The mouse had gone around the trap, into the poison, grabbed the cookie, and tried to escape across the glue. Naturally, he got caught.

With his little cookie.

When I saw him, he was still actively struggling to get free.

But I was tired and I had nowhere to dispose of the body (we’d been left a present of a completely full trash can by the former owner), so I left the mouse to calm down a bit as I had the other two. I forgot about him and went to bed.

At 2am, I woke up to his cries of distress. I don’t think the anesthetic really worked for him.

This morning, I was a bit late getting out the door, so I didn’t take the time to do something about him as I ran out to work.

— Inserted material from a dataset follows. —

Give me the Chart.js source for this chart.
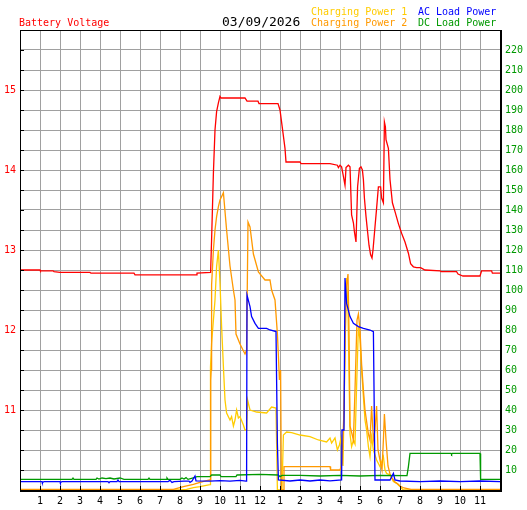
<!DOCTYPE html>
<html>
<head>
<meta charset="utf-8">
<script src="https://cdn.jsdelivr.net/npm/chart.js@4"></script>
<style>
  body { margin: 0; background: #fff; }
  #contenedor { position: relative; width: 527px; height: 510px; }
  #grafico { position: absolute; left: 0; top: 0; }
  .cabecera { position: absolute; font-family: "DejaVu Sans Mono", monospace; font-size: 10px; line-height: 10px; white-space: pre; }
</style>
</head>
<body>
<div id="contenedor">
  <canvas id="grafico" width="527" height="510"></canvas>
  <span class="cabecera" style="left:19px; top:18px; color:#ff0000;">Battery Voltage</span>
  <span class="cabecera" style="left:222px; top:14.5px; font-size:13px; line-height:13px; color:#000;">03/09/2026</span>
  <span class="cabecera" style="left:311px; top:6.5px; color:#ffcc00;">Charging Power 1</span>
  <span class="cabecera" style="left:311px; top:18px; color:#ff9900;">Charging Power 2</span>
  <span class="cabecera" style="left:418px; top:6.5px; color:#0000ff;">AC Load Power</span>
  <span class="cabecera" style="left:418px; top:18px; color:#009900;">DC Load Power</span>
</div>
<script>
// DATOS (hora del dia, valor)
const hourLabels = ['', '1', '2', '3', '4', '5', '6', '7', '8', '9', '10', '11', '12',
    '1', '2', '3', '4', '5', '6', '7', '8', '9', '10', '11', ''];

const batteryVoltage = [[0,12.75],[1.0,12.75],[1.02,12.74],[1.65,12.74],[1.7,12.73],[2.0,12.72],[3.5,12.72],[3.55,12.71],
    [5.7,12.71],[5.75,12.69],[8.8,12.69],[8.85,12.71],[9.53,12.72],[9.58,13.13],[9.67,13.96],[9.75,14.5],[9.83,14.73],
    [9.92,14.84],[10.0,14.92],[10.05,14.9],[11.25,14.9],[11.35,14.86],[11.9,14.86],[11.95,14.83],[12.9,14.83],[13.0,14.75],
    [13.25,14.27],[13.3,14.1],[14.0,14.1],[14.05,14.08],[15.5,14.08],[15.87,14.06],[15.92,14.03],[16.0,14.06],[16.08,14.04],
    [16.17,13.92],[16.25,13.81],[16.3,14.03],[16.42,14.06],[16.5,14.04],[16.58,13.44],[16.67,13.34],[16.72,13.23],[16.8,13.1],
    [16.88,13.79],[16.97,14.02],[17.05,14.04],[17.12,14.0],[17.17,13.88],[17.22,13.65],[17.3,13.42],[17.37,13.25],[17.45,13.06],
    [17.53,12.94],[17.6,12.9],[17.65,13.0],[17.75,13.29],[17.83,13.52],[17.92,13.79],[18.03,13.79],[18.08,13.65],[18.17,13.59],
    [18.22,14.6],[18.27,14.54],[18.3,14.38],[18.42,14.27],[18.5,13.88],[18.62,13.59],[18.75,13.48],[18.92,13.33],[19.08,13.21],
    [19.25,13.1],[19.42,12.96],[19.53,12.83],[19.67,12.79],[19.83,12.78],[20.03,12.78],[20.25,12.75],[21.0,12.74],[21.05,12.73],
    [21.83,12.73],[21.9,12.7],[22.15,12.675],[23.0,12.675],[23.08,12.74],[23.58,12.74],[23.62,12.71],[24,12.71]];

const chargingPower1 = [[0,0],[8.0,0],[8.33,0.3],[8.67,1.2],[9.0,1.7],[9.5,2.7],[9.52,2.7],[9.53,61.5],[9.58,73.5],[9.75,95],
    [9.83,111.7],[9.92,120],[10.0,103.5],[10.08,81.7],[10.17,61.7],[10.25,45],[10.33,38.5],[10.5,35],[10.58,36.7],[10.67,32],
    [10.75,35],[10.83,40],[10.92,36],[11.0,36.7],[11.17,32.5],[11.25,30],[11.33,30],[11.38,45],[11.5,40],[11.83,39],[12.33,38.5],
    [12.58,41.5],[12.8,41],[12.87,0],[13.1,0],[13.17,27.5],[13.33,29],[13.58,28.7],[14.0,27.5],[14.5,26.7],[14.92,25],[15.33,24],
    [15.5,26],[15.58,23.5],[15.75,26],[15.87,20],[15.97,22.5],[16.05,26],[16.1,18],[16.15,12],[16.25,70],[16.33,106],[16.4,90],
    [16.5,28],[16.58,21.7],[16.67,25],[16.75,23],[16.83,51.7],[16.92,81.7],[17.0,75],[17.08,60],[17.17,46.7],[17.25,35],[17.33,30],
    [17.42,21.7],[17.5,16.7],[17.58,26.7],[17.67,20],[17.83,15],[18.0,11.7],[18.17,16.7],[18.25,10],[18.33,8.3],[18.5,7.5],
    [18.67,4.2],[18.83,3.3],[19.0,1.7],[19.17,0],[24,0]];

const chargingPower2 = [[0,0.3],[7.67,0.3],[8.17,1.7],[8.67,2.8],[9.0,3.8],[9.33,4.7],[9.5,5],[9.53,5.5],[9.54,55],[9.56,60],
    [9.58,102.5],[9.67,120],[9.75,130],[9.83,136.7],[9.92,141.7],[10.0,145],[10.17,148.6],[10.33,130],[10.5,112],[10.67,100],
    [10.75,95],[10.8,78],[11.0,73],[11.25,68],[11.33,70],[11.4,134],[11.5,131.5],[11.67,118],[11.92,109],[12.25,105],[12.5,105],
    [12.58,100],[12.75,95],[12.87,78],[12.92,67],[12.97,55],[13.03,60],[13.07,0],[13.15,0],[13.2,11.7],[15.5,11.7],[15.53,10],
    [16.0,10],[16.1,13],[16.2,40],[16.3,100],[16.4,108],[16.45,80],[16.5,32],[16.6,28],[16.67,25],[16.75,50],[16.85,85],[16.92,88],
    [17.0,80],[17.08,63],[17.17,50],[17.25,40],[17.42,28],[17.5,25],[17.58,42],[17.67,25],[17.75,30],[17.83,42],[17.9,20],[18.0,15],
    [18.1,10],[18.17,25],[18.22,38],[18.3,25],[18.4,12],[18.5,8],[18.6,6],[18.75,4],[18.9,3],[19.0,2],[19.2,1],[19.55,0.3],[24,0.3]];

const acLoadPower = [[0,4.2],[1.1,4.2],[1.12,3.6],[1.2,4.2],[2.0,4.2],[2.02,3.6],[2.1,4.2],[4.4,4.2],[4.45,3.6],[4.5,4.2],
    [4.85,4.2],[4.9,5],[4.95,4.2],[7.4,4.2],[7.5,4.8],[7.6,3.8],[7.7,4.2],[8.2,4.4],[8.45,4.4],[8.5,3.8],[8.6,4.5],[8.75,7],
    [8.8,4.6],[9.5,4.4],[10.0,4.7],[10.5,4.4],[11.0,4.8],[11.3,4.4],[11.33,5],[11.35,97.5],[11.5,91.7],[11.58,86.7],[11.75,83.3],
    [11.92,80.8],[12.33,80.8],[12.5,80],[12.8,79.2],[12.87,23.3],[12.92,5],[13.5,4.5],[14.0,5],[14.5,4.5],[15.0,5],[15.5,4.6],
    [16.08,5],[16.1,30],[16.2,30],[16.25,106],[16.33,93.3],[16.5,86.7],[16.67,83.3],[16.92,81.7],[17.17,80.8],[17.5,80],
    [17.67,79.2],[17.75,5],[18.5,5],[18.67,8.3],[18.75,5],[19.0,4.5],[20.0,4.2],[21.0,4.5],[22.0,4.2],[23.0,4.5],[24,4.2]];

const dcLoadPower = [[0,5.3],[2.6,5.3],[2.65,6],[2.7,5.3],[3.8,5.3],[3.85,6],[3.95,5.5],[4.1,6],[4.3,5.7],[4.5,6],[4.7,5.5],
    [5.0,6],[5.2,5.3],[6.4,5.3],[6.45,6],[6.5,5.3],[7.3,5.3],[7.35,6],[7.4,5.3],[8.0,5.3],[8.1,6],[8.2,5.5],[8.3,6.2],[8.4,5.3],
    [8.75,6.3],[8.85,6.7],[9.5,6.7],[9.58,7.5],[10.0,7.5],[10.05,6.7],[10.8,6.7],[10.85,7.5],[12.0,7.8],[12.9,7.5],[13.0,6.7],
    [13.1,7.3],[14.0,7.3],[15.0,7.0],[16.0,7.3],[17.0,7.0],[18.0,7.3],[19.35,7.2],[19.42,11.7],[19.5,18.3],[21.55,18.3],
    [21.58,17.8],[21.62,18.3],[23.0,18.3],[23.03,5.3],[24,5.3]];

const fuente = "'DejaVu Sans Mono', monospace";

function puntos(serie) {
    return serie.map(function (p) { return { x: p[0], y: p[1] }; });
}

// marco negro y marcas de los ejes hacia dentro
const marcoPlugin = {
    id: 'marco',
    afterDatasetsDraw: function (chart) {
        const c = chart.ctx;
        const a = chart.chartArea;
        const sx = chart.scales.x;
        const sv = chart.scales.yVolt;
        c.save();
        c.fillStyle = '#000';
        for (let h = 1; h < 24; h++) {
            const px = Math.round(sx.getPixelForValue(h));
            c.fillRect(px, a.bottom - 4, 1, 4);
        }
        sv.ticks.forEach(function (t) {
            const py = Math.round(sv.getPixelForValue(t.value));
            c.fillRect(a.left, py, 4, 1);
        });
        c.fillRect(a.left, a.top, 1, a.bottom - a.top + 1);
        c.fillRect(a.left, a.top, a.right - a.left + 1, 1);
        c.fillRect(a.right, a.top, 2, a.bottom - a.top + 2);
        c.fillRect(a.left, a.bottom, a.right - a.left + 2, 2);
        c.restore();
    }
};

const ctx = document.getElementById('grafico').getContext('2d');

var chart = new Chart(ctx, {
    type: 'line',
    data: {
        datasets: [
            { label: 'Battery Voltage', data: puntos(batteryVoltage), borderColor: '#ff0000', yAxisID: 'yVolt' },
            { label: 'AC Load Power', data: puntos(acLoadPower), borderColor: '#0000ff', yAxisID: 'yPower' },
            { label: 'DC Load Power', data: puntos(dcLoadPower), borderColor: '#009900', yAxisID: 'yPower' },
            { label: 'Charging Power 2', data: puntos(chargingPower2), borderColor: '#ff9900', yAxisID: 'yPower' },
            { label: 'Charging Power 1', data: puntos(chargingPower1), borderColor: '#ffcc00', yAxisID: 'yPower' }
        ]
    },
    options: {
        responsive: false,
        animation: false,
        devicePixelRatio: 1,
        layout: { padding: { top: 30, left: 0, right: 0, bottom: 0 } },
        elements: {
            point: { radius: 0 },
            line: { borderWidth: 1.3, tension: 0, fill: false }
        },
        plugins: {
            legend: { display: false },
            tooltip: { enabled: false }
        },
        scales: {
            x: {
                type: 'linear',
                min: 0,
                max: 24,
                grid: { color: '#a0a0a0', drawTicks: false },
                border: { display: false },
                ticks: {
                    stepSize: 1,
                    autoSkip: false,
                    maxRotation: 0,
                    padding: 5,
                    color: '#000',
                    font: { family: fuente, size: 10 },
                    callback: function (v) { return hourLabels[Math.round(v)]; }
                },
                afterFit: function (s) { s.height = 20; }
            },
            yVolt: {
                position: 'left',
                min: 10,
                max: 15.75,
                grid: { color: '#a0a0a0', drawTicks: false },
                border: { display: false },
                ticks: {
                    stepSize: 0.25,
                    autoSkip: false,
                    padding: 4,
                    color: '#ff0000',
                    font: { family: fuente, size: 10 },
                    callback: function (v) { return (v % 1 === 0 && v > 10) ? String(v) : ''; }
                },
                afterFit: function (s) { s.width = 20; }
            },
            yPower: {
                position: 'right',
                min: 0,
                max: 230,
                grid: { display: false, drawTicks: false },
                border: { display: false },
                ticks: {
                    stepSize: 10,
                    autoSkip: false,
                    padding: 5,
                    color: '#009900',
                    font: { family: fuente, size: 10 },
                    callback: function (v) { return (v > 0 && v < 230) ? String(v) : ''; }
                },
                afterFit: function (s) { s.width = 27; }
            }
        }
    },
    plugins: [marcoPlugin]
});
</script>
</body>
</html>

At 3pm this afternoon, Penny informed me that the mouse was still alive. Still squeaking. Still struggling to get out of the trap.

Still in possession of his little cookie.

I am never using glue traps again. They may be amazingly effective… but… I like to think that I’m a bit too human to voluntarily do something like that to another mammal again.

Maybe live traps aren’t such a bad idea after all. I can always take them to the park before letting them go.